* Begin Given data *

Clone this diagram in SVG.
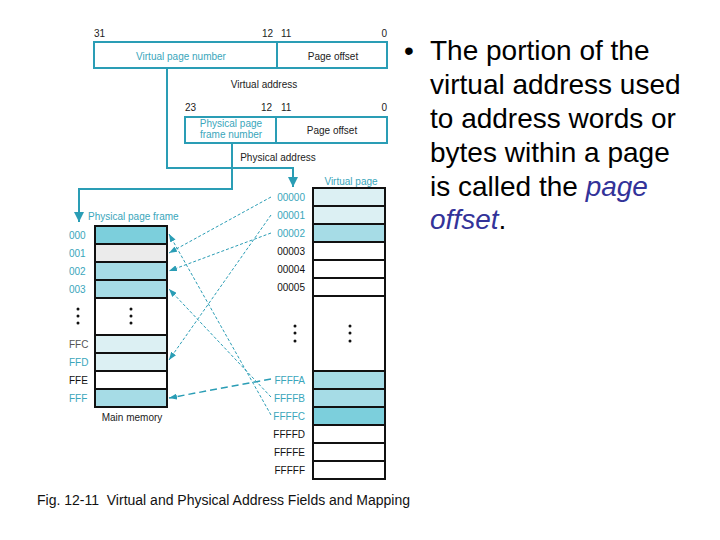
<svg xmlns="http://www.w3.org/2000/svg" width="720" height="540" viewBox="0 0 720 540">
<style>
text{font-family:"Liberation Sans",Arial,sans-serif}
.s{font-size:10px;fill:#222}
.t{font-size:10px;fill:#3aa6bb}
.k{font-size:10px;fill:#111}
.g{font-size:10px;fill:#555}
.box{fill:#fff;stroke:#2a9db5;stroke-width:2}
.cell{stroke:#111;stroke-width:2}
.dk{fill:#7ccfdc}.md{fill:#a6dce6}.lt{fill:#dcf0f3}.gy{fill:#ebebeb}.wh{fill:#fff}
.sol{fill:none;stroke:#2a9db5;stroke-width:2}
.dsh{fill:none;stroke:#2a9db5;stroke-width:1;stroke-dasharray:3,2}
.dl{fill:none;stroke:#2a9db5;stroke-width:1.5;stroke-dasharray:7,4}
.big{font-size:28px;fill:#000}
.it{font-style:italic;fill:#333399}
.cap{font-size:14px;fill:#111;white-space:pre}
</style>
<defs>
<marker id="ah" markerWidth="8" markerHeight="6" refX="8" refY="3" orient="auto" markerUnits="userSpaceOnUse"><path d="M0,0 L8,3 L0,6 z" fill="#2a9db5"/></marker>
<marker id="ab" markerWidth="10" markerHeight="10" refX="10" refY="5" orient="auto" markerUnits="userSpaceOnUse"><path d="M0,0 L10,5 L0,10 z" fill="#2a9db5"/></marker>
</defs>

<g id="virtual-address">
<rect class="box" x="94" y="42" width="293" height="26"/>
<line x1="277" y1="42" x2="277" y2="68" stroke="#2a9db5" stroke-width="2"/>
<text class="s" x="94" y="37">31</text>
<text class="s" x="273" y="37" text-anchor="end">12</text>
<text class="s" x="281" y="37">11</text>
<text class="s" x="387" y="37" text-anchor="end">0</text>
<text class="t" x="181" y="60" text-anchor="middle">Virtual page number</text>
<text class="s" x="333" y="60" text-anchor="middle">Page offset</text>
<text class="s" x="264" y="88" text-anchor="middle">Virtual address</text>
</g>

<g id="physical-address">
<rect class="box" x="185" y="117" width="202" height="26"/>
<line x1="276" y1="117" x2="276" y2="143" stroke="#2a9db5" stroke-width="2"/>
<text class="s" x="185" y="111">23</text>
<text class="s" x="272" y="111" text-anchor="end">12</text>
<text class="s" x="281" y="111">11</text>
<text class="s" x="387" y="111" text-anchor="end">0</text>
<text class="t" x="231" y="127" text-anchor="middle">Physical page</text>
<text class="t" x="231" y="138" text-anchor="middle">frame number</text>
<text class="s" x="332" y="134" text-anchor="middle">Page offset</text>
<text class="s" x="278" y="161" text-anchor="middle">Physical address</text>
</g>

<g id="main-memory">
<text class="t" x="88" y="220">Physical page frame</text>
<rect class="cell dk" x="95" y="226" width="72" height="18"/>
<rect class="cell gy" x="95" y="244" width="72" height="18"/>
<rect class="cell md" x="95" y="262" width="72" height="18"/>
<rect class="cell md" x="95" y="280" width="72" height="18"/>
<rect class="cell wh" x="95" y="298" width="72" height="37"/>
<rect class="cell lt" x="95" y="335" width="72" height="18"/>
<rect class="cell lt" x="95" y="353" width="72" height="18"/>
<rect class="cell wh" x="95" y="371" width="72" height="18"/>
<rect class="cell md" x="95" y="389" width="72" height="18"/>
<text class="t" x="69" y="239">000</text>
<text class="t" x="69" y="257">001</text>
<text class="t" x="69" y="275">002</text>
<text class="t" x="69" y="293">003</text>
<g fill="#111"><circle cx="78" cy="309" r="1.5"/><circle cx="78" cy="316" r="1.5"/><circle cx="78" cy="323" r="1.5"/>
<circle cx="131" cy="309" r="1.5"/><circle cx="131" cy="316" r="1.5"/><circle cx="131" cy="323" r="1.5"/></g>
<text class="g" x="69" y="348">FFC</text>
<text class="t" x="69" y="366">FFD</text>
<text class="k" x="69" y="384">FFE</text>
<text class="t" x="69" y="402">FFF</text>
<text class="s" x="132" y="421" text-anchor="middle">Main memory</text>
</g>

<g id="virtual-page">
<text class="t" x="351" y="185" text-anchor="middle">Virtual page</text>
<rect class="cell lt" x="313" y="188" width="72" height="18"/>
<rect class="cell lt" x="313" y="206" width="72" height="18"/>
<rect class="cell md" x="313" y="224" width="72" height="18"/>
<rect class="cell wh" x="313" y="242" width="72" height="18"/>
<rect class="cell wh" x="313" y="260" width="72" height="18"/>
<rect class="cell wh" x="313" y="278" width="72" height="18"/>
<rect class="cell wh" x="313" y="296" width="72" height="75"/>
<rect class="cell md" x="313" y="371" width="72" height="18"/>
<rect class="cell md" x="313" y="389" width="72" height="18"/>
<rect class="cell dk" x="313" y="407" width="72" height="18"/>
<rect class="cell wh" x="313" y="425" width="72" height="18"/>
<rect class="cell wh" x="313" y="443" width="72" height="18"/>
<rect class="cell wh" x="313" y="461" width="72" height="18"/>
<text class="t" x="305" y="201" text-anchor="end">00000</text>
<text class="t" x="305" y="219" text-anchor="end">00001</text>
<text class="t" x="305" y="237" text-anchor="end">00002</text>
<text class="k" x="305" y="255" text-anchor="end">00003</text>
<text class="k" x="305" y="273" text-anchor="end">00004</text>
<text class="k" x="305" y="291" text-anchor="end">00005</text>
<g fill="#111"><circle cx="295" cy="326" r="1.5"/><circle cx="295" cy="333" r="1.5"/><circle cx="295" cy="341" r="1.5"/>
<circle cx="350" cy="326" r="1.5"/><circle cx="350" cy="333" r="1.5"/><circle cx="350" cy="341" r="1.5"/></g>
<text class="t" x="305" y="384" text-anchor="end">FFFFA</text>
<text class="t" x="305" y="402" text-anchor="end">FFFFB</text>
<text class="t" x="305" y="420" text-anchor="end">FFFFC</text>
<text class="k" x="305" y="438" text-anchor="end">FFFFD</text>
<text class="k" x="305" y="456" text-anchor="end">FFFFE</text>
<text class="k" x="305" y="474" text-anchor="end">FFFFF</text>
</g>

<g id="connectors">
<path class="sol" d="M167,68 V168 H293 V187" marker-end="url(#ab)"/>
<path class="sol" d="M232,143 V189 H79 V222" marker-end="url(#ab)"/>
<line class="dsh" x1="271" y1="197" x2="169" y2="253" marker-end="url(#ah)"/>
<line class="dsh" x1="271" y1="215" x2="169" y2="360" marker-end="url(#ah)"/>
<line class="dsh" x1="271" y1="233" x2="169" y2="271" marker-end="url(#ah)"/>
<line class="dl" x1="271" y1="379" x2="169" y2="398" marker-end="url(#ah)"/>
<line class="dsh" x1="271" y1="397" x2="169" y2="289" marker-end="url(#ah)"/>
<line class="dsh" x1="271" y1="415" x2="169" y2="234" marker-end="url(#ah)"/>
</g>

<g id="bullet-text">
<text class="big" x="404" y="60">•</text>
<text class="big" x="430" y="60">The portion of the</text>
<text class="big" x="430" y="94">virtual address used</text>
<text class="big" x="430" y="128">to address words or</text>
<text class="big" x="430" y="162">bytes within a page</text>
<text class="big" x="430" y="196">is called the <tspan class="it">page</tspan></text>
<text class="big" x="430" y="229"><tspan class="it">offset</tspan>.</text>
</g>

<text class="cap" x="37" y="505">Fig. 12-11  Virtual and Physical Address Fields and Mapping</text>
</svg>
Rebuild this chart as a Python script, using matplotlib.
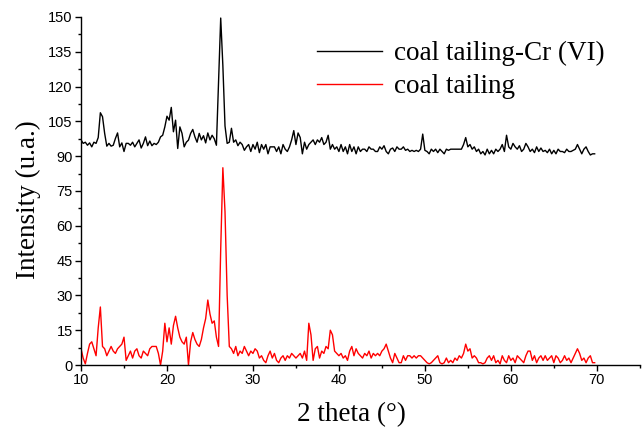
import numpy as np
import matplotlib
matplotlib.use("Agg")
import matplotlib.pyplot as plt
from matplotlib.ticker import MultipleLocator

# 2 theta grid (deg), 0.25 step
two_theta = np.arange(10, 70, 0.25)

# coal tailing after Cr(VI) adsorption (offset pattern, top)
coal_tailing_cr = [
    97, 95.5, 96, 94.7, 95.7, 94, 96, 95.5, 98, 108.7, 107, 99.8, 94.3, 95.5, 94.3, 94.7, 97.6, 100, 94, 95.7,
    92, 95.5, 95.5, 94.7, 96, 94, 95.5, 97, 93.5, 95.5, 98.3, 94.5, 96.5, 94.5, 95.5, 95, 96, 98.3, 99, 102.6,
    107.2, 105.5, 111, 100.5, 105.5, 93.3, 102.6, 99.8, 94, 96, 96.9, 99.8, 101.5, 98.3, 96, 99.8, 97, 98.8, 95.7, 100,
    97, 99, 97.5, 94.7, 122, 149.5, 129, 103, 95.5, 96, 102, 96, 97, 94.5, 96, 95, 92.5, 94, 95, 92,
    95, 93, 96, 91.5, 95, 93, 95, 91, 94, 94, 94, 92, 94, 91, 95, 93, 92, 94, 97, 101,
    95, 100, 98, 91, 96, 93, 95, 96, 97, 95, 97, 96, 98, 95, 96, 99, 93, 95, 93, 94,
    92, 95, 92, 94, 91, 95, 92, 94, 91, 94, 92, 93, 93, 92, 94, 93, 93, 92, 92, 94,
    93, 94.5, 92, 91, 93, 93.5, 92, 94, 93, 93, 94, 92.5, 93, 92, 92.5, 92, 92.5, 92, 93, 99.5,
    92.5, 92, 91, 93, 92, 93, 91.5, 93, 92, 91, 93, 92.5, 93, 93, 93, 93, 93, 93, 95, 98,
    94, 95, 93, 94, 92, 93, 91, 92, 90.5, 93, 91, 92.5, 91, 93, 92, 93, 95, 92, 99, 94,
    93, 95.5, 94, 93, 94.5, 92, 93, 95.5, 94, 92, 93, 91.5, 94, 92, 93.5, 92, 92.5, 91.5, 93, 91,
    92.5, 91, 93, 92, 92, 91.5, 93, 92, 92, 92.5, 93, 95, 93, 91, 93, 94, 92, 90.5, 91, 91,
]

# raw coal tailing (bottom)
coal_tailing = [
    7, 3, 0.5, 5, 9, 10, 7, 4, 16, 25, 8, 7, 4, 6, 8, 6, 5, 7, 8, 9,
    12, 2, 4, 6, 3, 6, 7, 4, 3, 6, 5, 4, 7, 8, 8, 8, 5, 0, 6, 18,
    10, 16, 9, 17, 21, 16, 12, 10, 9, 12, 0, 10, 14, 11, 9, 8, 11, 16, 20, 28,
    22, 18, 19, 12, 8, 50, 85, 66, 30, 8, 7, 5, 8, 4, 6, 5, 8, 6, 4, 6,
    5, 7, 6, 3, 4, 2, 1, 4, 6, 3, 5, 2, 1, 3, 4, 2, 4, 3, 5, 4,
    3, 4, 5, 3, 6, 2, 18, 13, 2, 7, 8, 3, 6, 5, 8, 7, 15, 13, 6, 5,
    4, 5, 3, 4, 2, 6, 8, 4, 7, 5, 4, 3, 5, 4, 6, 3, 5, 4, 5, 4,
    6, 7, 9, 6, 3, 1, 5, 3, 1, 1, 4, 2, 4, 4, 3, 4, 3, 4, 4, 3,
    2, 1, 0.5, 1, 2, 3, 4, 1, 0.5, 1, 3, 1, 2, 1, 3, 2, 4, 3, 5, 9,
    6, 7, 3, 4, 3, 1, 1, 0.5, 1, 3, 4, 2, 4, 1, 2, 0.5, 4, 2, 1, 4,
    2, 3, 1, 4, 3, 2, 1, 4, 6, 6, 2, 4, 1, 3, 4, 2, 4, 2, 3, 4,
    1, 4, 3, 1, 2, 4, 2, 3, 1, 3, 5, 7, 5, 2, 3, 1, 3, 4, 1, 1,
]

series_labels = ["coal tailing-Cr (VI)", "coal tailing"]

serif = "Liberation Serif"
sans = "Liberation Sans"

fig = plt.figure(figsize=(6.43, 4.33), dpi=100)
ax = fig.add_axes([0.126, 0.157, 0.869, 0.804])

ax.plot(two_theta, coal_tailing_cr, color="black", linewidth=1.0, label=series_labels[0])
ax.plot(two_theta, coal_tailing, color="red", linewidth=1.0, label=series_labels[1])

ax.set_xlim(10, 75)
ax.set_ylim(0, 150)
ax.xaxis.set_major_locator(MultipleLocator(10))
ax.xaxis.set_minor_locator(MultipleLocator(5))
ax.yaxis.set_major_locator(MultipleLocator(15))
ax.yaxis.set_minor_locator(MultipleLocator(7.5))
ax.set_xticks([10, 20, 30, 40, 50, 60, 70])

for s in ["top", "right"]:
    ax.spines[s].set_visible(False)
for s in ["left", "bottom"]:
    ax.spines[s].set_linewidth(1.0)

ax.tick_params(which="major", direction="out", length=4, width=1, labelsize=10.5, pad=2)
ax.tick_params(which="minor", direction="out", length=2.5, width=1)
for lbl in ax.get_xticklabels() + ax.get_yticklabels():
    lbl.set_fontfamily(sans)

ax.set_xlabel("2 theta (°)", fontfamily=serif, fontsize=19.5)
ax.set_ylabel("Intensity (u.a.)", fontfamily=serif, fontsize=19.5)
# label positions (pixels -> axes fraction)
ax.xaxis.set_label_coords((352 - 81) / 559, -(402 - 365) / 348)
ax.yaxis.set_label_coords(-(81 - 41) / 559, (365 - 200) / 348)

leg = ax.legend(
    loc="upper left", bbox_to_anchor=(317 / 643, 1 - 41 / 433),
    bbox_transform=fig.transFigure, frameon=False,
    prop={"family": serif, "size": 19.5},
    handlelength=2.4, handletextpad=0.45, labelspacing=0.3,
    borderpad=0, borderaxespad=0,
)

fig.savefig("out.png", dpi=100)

* End Given data *

__Instruction__.
Skip every picture. Repeat the lines from the one with "Rebuild this chart" through the one with "two_theta = np.arange(10, 70, 0.25)", both ends included.

__The response__.
Rebuild this chart as a Python script, using matplotlib.
import numpy as np
import matplotlib
matplotlib.use("Agg")
import matplotlib.pyplot as plt
from matplotlib.ticker import MultipleLocator

# 2 theta grid (deg), 0.25 step
two_theta = np.arange(10, 70, 0.25)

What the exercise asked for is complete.